How Much Do Corporations Really Pay In Taxes?


President Obama’s fiscal year 2016 budget introduces a 14% tax on approximately $2 trillion in untaxed earnings multinational companies have collectively accumulated. Companies such as Microsoft, Apple, Google, and Pfizer reportedly have stockpiled hundreds of billions of dollars abroad.

How much corporations actually pay in taxes is an ongoing debate on corporate taxation, inversions, and international competitiveness, and the question remains at the core of the tax reform debate in the United States. It’s true that the U.S. has the highest statutory corporate tax rate in the industrialized world, but some argue that corporations don’t pay anything close to the listed rate in the tax code.

According to a new study from the nonpartisan Tax Foundation, the United States has the second highest marginal effective tax rate on corporate investment in the developed world at 35.3%—behind only France. Since 2005, 63 countries have cut their statutory corporate tax rate, lowering the average statutory tax rate to 24.4% across the 95 countries surveyed.

[Related: Small Businesses Left Out of Tax Reform Debate]
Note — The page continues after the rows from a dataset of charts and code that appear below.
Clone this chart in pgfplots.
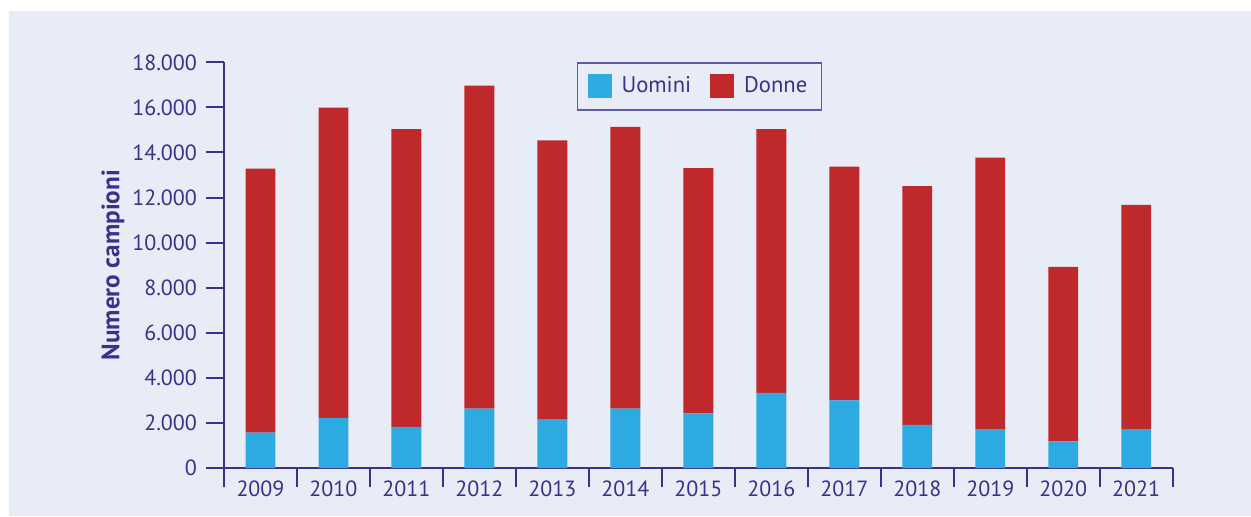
\documentclass[border=0pt]{standalone}
\usepackage{pgfplots}
\pgfplotsset{compat=1.18}
\usepackage{pgfplotstable}
\usepackage{fontspec}
\setmainfont{PT Sans}
\definecolor{navy}{RGB}{59,48,141}
\definecolor{lav}{RGB}{232,236,247}
\definecolor{cblue}{RGB}{46,170,226}
\definecolor{cred}{RGB}{192,41,43}
\definecolor{legbord}{RGB}{96,88,168}
\pgfplotstableread{
x uomini donne
0 1570 11710
1 2220 13770
2 1820 13220
3 2630 14330
4 2170 12370
5 2630 12510
6 2420 10880
7 3330 11710
8 3000 10370
9 1910 10600
10 1730 12040
11 1180 7740
12 1730 9940
}\datatable
\begin{document}
\begin{tikzpicture}
\fill[white] (-112pt,-24pt) rectangle (513.5pt,234pt);
\fill[lav] (-107.5pt,-24pt) rectangle (513.5pt,228.5pt);
\begin{axis}[
  at={(0,0)}, anchor=south west,
  scale only axis, width=474.35pt, height=202.85pt,
  xmin=-0.5, xmax=12.5, ymin=0, ymax=18000,
  axis x line=bottom, axis y line=left,
  axis line style={-, navy, line width=1pt},
  ybar stacked, bar width=0.41,
  xtick={0,...,12},
  xticklabels={2009,2010,2011,2012,2013,2014,2015,2016,2017,2018,2019,2020,2021},
  minor xtick={-0.5,0.5,...,12.5},
  major x tick style={draw=none},
  minor x tick style={navy, line width=1pt},
  minor tick length=9.5pt,
  ytick={0,2000,...,18000},
  scaled y ticks=false,
  yticklabel={\pgfmathprintnumber[fixed, precision=0, 1000 sep={.}, assume math mode=true]{\tick}},
  major y tick style={navy, line width=1pt},
  major tick length=9pt,
  tick align=outside,
  ticklabel style={font=\fontsize{11}{12}\selectfont, text=navy},
  yticklabel style={xshift=-1pt},
  xticklabel style={yshift=6pt},
  ylabel={Numero campioni},
  ylabel style={at={(axis description cs:-0.117,0.5)}, anchor=center, font=\bfseries\fontsize{12.6}{14}\selectfont, text=navy},
  legend columns=2,
  legend style={at={(axis description cs:0.372,1.0)}, anchor=north west,
    draw=legbord, line width=0.6pt, fill=none, text=navy,
    font=\fontsize{11.3}{12}\selectfont,
    inner xsep=5pt, inner ysep=5pt,
    /tikz/every even column/.append style={column sep=7.5pt}},
  legend image code/.code={\fill[#1] (0pt,-6pt) rectangle (12pt,6pt); \path (15pt,0pt);},
  clip=false,
]
\addplot[fill=cblue, draw=none] table[x=x, y=uomini] {\datatable};
\addlegendentry{Uomini}
\addplot[fill=cred, draw=none] table[x=x, y=donne] {\datatable};
\addlegendentry{Donne}
\end{axis}
\pgfresetboundingbox
\path (-112pt,-24pt) rectangle (513.5pt,234pt);
\end{tikzpicture}
\end{document}
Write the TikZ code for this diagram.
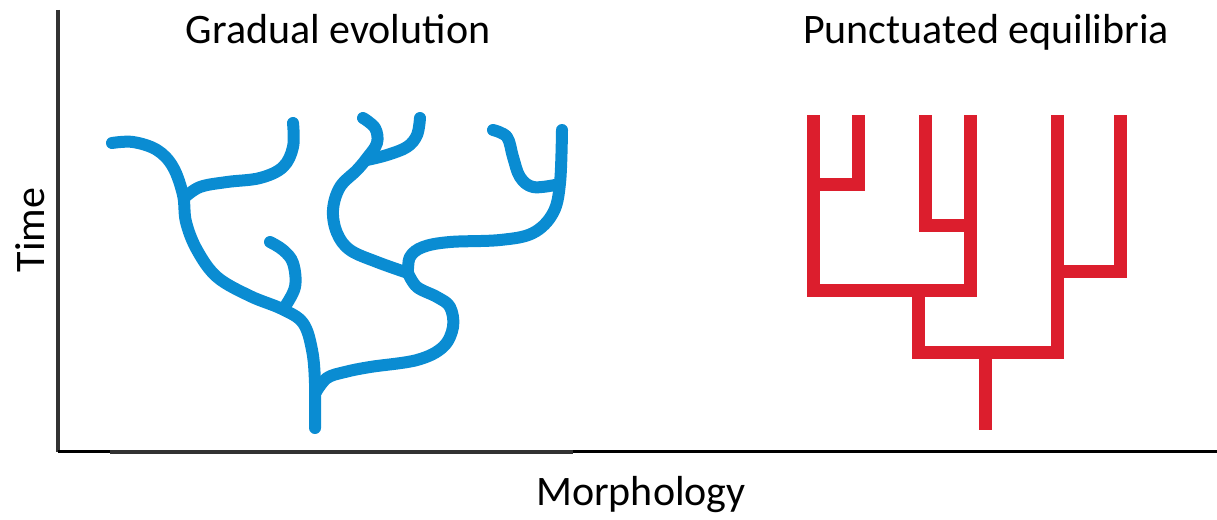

“The United States is prime for corporate tax reform,” says Jack Mintz, Ph.D., author of the study and director and Palmer Chair in Public Policy at the University of Calgary.  “Instead of following a failed strategy of high rates and narrow bases, the U.S. federal and state governments should seek to reform business tax policies by lowering rates to international levels and broadening bases to make the business tax structure more neutral in application. It is a winning strategy to increase investment and economic growth as well as ensure that the corporate income tax is a stable and more efficient revenue collector.”

Unlike in Canada where income earned and taxes paid by corporations appear to correlate with each other along with explainable economic interruptions, U.S. business taxation is distorting, reports the Tax Foundation study. What’s more, the high corporate income tax rate has become a cause of tax inefficiency and ineffectiveness, leading businesses to excessive tax planning or incentivizing them to leave the U.S. corporate tax system through corporate inversion or other means.